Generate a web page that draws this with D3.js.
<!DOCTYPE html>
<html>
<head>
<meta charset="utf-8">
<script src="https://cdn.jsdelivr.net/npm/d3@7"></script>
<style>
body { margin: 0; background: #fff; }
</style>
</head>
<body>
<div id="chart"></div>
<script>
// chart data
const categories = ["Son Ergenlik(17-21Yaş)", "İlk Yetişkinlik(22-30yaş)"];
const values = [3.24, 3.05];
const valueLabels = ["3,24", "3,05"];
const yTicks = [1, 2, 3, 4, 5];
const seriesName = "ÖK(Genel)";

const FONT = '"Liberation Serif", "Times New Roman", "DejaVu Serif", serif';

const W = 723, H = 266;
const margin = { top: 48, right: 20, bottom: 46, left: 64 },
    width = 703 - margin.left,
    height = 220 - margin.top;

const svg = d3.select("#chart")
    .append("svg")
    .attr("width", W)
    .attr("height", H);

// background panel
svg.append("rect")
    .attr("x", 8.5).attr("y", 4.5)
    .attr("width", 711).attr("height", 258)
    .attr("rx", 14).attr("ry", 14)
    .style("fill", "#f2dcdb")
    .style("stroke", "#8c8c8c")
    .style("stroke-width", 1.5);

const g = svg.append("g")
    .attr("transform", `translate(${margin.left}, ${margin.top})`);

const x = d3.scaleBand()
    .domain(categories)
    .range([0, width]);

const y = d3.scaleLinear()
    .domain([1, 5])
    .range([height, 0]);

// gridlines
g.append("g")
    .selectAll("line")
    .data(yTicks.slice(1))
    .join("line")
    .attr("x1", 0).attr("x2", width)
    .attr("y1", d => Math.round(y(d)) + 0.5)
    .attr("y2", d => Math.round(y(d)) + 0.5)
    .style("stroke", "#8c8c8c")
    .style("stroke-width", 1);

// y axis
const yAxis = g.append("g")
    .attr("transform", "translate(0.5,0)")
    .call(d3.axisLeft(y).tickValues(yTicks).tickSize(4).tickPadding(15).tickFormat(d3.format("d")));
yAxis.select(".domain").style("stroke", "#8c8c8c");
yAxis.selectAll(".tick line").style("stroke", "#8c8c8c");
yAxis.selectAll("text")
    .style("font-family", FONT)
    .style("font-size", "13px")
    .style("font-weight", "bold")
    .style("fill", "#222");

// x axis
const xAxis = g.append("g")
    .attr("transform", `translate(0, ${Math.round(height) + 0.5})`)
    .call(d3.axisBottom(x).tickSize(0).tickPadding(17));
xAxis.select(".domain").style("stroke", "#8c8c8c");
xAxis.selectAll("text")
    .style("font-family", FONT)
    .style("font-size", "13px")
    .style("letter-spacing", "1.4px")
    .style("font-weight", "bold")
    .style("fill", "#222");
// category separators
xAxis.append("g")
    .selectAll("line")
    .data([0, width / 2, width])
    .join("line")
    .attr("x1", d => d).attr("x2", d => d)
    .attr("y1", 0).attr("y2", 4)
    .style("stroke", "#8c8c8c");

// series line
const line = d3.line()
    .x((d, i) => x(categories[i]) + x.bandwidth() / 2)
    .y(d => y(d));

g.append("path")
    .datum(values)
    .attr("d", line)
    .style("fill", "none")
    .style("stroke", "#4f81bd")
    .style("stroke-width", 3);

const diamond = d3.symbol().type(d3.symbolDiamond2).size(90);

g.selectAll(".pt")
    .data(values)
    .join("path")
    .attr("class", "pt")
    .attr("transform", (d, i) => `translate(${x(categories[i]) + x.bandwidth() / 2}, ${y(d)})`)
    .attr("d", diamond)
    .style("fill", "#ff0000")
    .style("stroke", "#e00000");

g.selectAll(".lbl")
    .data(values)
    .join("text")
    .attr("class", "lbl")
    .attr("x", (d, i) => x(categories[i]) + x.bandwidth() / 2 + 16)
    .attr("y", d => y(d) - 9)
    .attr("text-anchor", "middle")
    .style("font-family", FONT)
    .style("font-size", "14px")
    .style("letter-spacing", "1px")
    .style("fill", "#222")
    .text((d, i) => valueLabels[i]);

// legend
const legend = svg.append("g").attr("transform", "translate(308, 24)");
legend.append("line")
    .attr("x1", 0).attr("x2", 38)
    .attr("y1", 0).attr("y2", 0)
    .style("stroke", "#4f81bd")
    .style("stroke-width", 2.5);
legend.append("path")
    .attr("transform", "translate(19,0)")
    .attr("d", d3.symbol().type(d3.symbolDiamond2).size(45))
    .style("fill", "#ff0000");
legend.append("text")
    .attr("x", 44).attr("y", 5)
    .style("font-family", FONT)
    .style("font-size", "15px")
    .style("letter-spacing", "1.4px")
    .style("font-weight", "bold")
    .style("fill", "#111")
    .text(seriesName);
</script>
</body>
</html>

────────────────────

EXERCISE OBJECTIVE -> Reproduce the data in full, exactly as presented.

FINISHED EXERCISE ->
Generate a web page that draws this with D3.js.
<!DOCTYPE html>
<html>
<head>
<meta charset="utf-8">
<script src="https://cdn.jsdelivr.net/npm/d3@7"></script>
<style>
body { margin: 0; background: #fff; }
</style>
</head>
<body>
<div id="chart"></div>
<script>
// chart data
const categories = ["Son Ergenlik(17-21Yaş)", "İlk Yetişkinlik(22-30yaş)"];
const values = [3.24, 3.05];
const valueLabels = ["3,24", "3,05"];
const yTicks = [1, 2, 3, 4, 5];
const seriesName = "ÖK(Genel)";

const FONT = '"Liberation Serif", "Times New Roman", "DejaVu Serif", serif';

const W = 723, H = 266;
const margin = { top: 48, right: 20, bottom: 46, left: 64 },
    width = 703 - margin.left,
    height = 220 - margin.top;

const svg = d3.select("#chart")
    .append("svg")
    .attr("width", W)
    .attr("height", H);

// background panel
svg.append("rect")
    .attr("x", 8.5).attr("y", 4.5)
    .attr("width", 711).attr("height", 258)
    .attr("rx", 14).attr("ry", 14)
    .style("fill", "#f2dcdb")
    .style("stroke", "#8c8c8c")
    .style("stroke-width", 1.5);

const g = svg.append("g")
    .attr("transform", `translate(${margin.left}, ${margin.top})`);

const x = d3.scaleBand()
    .domain(categories)
    .range([0, width]);

const y = d3.scaleLinear()
    .domain([1, 5])
    .range([height, 0]);

// gridlines
g.append("g")
    .selectAll("line")
    .data(yTicks.slice(1))
    .join("line")
    .attr("x1", 0).attr("x2", width)
    .attr("y1", d => Math.round(y(d)) + 0.5)
    .attr("y2", d => Math.round(y(d)) + 0.5)
    .style("stroke", "#8c8c8c")
    .style("stroke-width", 1);

// y axis
const yAxis = g.append("g")
    .attr("transform", "translate(0.5,0)")
    .call(d3.axisLeft(y).tickValues(yTicks).tickSize(4).tickPadding(15).tickFormat(d3.format("d")));
yAxis.select(".domain").style("stroke", "#8c8c8c");
yAxis.selectAll(".tick line").style("stroke", "#8c8c8c");
yAxis.selectAll("text")
    .style("font-family", FONT)
    .style("font-size", "13px")
    .style("font-weight", "bold")
    .style("fill", "#222");

// x axis
const xAxis = g.append("g")
    .attr("transform", `translate(0, ${Math.round(height) + 0.5})`)
    .call(d3.axisBottom(x).tickSize(0).tickPadding(17));
xAxis.select(".domain").style("stroke", "#8c8c8c");
xAxis.selectAll("text")
    .style("font-family", FONT)
    .style("font-size", "13px")
    .style("letter-spacing", "1.4px")
    .style("font-weight", "bold")
    .style("fill", "#222");
// category separators
xAxis.append("g")
    .selectAll("line")
    .data([0, width / 2, width])
    .join("line")
    .attr("x1", d => d).attr("x2", d => d)
    .attr("y1", 0).attr("y2", 4)
    .style("stroke", "#8c8c8c");

// series line
const line = d3.line()
    .x((d, i) => x(categories[i]) + x.bandwidth() / 2)
    .y(d => y(d));

g.append("path")
    .datum(values)
    .attr("d", line)
    .style("fill", "none")
    .style("stroke", "#4f81bd")
    .style("stroke-width", 3);

const diamond = d3.symbol().type(d3.symbolDiamond2).size(90);

g.selectAll(".pt")
    .data(values)
    .join("path")
    .attr("class", "pt")
    .attr("transform", (d, i) => `translate(${x(categories[i]) + x.bandwidth() / 2}, ${y(d)})`)
    .attr("d", diamond)
    .style("fill", "#ff0000")
    .style("stroke", "#e00000");

g.selectAll(".lbl")
    .data(values)
    .join("text")
    .attr("class", "lbl")
    .attr("x", (d, i) => x(categories[i]) + x.bandwidth() / 2 + 16)
    .attr("y", d => y(d) - 9)
    .attr("text-anchor", "middle")
    .style("font-family", FONT)
    .style("font-size", "14px")
    .style("letter-spacing", "1px")
    .style("fill", "#222")
    .text((d, i) => valueLabels[i]);

// legend
const legend = svg.append("g").attr("transform", "translate(308, 24)");
legend.append("line")
    .attr("x1", 0).attr("x2", 38)
    .attr("y1", 0).attr("y2", 0)
    .style("stroke", "#4f81bd")
    .style("stroke-width", 2.5);
legend.append("path")
    .attr("transform", "translate(19,0)")
    .attr("d", d3.symbol().type(d3.symbolDiamond2).size(45))
    .style("fill", "#ff0000");
legend.append("text")
    .attr("x", 44).attr("y", 5)
    .style("font-family", FONT)
    .style("font-size", "15px")
    .style("letter-spacing", "1.4px")
    .style("font-weight", "bold")
    .style("fill", "#111")
    .text(seriesName);
</script>
</body>
</html>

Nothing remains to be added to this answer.